_WHAT YOU ARE ASKED TO DO_. Exact reproduction is required for the lines bounded by the one containing "Recreate this image" and the one containing "import plotly.graph_objects as go", both bounds included. Print them without any pictures.

_RECORDS TO PROCESS_.
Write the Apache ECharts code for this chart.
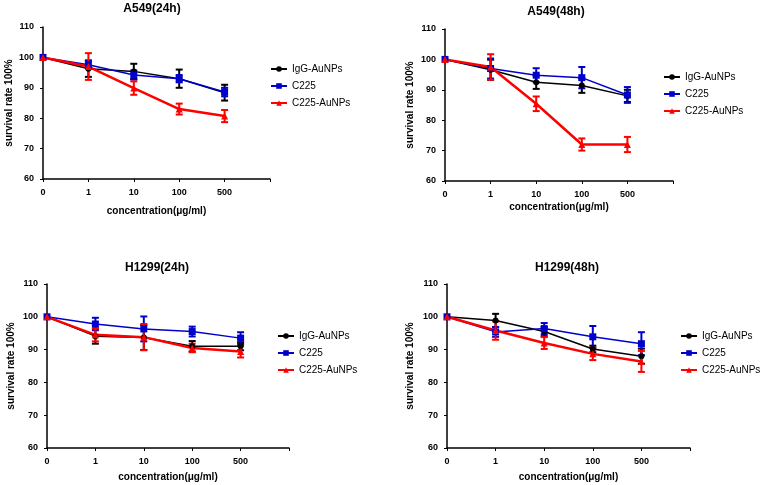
...
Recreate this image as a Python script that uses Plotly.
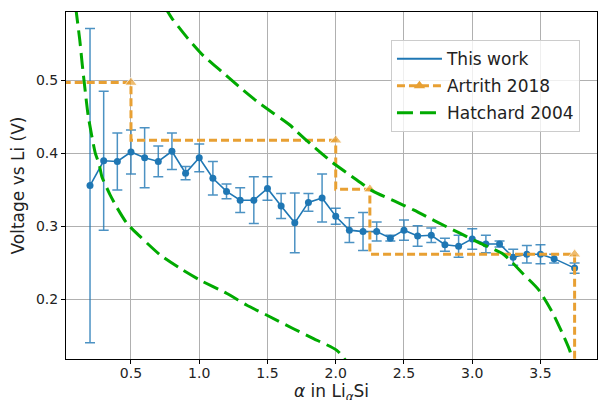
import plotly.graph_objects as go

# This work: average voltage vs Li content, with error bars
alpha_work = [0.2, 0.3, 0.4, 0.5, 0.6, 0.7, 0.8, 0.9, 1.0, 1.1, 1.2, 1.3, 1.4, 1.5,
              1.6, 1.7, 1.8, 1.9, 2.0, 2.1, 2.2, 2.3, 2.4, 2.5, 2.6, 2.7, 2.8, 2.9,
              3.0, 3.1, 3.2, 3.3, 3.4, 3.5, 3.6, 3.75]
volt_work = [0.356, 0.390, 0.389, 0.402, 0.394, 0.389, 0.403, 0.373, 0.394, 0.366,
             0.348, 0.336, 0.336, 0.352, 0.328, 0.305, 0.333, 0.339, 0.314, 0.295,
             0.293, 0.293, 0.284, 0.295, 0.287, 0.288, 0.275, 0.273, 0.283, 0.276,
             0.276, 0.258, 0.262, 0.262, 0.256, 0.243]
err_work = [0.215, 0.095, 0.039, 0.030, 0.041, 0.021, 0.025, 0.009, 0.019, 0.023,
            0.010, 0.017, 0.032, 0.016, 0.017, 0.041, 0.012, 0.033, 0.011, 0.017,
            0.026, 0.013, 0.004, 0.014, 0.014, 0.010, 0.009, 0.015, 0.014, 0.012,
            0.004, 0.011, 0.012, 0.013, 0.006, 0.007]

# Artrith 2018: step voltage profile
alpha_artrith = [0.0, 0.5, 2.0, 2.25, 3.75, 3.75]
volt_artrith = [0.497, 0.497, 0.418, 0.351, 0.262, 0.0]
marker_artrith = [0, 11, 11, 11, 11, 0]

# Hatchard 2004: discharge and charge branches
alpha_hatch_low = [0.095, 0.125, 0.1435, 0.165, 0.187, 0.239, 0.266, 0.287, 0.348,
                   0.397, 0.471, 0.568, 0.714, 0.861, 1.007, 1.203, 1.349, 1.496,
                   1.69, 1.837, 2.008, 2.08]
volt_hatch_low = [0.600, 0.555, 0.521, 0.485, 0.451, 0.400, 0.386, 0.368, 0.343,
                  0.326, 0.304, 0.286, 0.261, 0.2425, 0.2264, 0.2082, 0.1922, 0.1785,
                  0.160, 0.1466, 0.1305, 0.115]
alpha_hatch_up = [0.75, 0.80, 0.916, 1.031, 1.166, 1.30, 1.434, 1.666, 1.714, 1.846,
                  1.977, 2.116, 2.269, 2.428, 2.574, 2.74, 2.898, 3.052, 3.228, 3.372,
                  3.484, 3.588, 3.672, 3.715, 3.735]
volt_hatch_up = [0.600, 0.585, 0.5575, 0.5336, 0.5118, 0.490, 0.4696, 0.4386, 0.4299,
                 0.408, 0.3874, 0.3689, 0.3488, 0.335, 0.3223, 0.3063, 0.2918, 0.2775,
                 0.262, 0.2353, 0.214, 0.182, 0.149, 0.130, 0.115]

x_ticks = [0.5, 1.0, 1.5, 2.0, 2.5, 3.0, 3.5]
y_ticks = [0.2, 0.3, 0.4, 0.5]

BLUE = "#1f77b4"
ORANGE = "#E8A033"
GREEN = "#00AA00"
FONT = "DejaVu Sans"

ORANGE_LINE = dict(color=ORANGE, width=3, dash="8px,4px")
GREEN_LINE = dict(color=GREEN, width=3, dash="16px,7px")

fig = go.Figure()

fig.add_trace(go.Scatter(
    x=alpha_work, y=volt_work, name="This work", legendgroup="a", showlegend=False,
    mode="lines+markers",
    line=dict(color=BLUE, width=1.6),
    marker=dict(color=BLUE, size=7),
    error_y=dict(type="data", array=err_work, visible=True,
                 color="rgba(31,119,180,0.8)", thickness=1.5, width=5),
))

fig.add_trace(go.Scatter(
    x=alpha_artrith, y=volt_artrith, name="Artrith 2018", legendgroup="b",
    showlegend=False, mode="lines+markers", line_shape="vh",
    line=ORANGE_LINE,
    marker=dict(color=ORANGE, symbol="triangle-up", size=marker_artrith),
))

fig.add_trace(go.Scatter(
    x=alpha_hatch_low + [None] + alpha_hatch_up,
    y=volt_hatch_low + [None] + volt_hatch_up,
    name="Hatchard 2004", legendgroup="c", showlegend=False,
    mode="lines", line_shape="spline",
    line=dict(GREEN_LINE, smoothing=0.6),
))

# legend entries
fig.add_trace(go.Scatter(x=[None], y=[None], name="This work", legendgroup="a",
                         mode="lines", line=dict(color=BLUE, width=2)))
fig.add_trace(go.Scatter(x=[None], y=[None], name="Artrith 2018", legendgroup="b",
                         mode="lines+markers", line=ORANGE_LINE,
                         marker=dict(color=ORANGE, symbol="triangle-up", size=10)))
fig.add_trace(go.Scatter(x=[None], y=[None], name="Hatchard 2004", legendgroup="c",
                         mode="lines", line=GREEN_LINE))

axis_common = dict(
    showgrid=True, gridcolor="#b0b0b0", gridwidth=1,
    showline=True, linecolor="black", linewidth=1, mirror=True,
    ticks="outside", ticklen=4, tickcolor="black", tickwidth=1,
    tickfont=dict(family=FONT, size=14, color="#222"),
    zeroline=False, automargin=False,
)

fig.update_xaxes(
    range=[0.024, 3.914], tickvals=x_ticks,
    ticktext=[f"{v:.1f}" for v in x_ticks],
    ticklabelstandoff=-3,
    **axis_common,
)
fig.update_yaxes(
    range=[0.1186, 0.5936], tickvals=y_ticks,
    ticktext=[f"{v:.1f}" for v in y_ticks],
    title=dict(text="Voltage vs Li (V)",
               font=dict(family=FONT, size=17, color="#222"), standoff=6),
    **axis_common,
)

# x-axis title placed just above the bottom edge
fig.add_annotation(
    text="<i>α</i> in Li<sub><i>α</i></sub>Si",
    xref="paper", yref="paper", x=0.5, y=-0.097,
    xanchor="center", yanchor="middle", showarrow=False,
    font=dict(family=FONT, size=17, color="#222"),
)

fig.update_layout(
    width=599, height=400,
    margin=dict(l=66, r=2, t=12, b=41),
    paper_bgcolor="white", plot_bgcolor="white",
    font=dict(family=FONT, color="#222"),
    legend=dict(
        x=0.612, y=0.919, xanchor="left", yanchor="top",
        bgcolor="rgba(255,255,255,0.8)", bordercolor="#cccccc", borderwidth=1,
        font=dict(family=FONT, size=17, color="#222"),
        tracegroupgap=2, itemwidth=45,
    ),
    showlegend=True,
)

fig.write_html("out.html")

_THE ANSWER_.
Recreate this image as a Python script that uses Plotly.
import plotly.graph_objects as go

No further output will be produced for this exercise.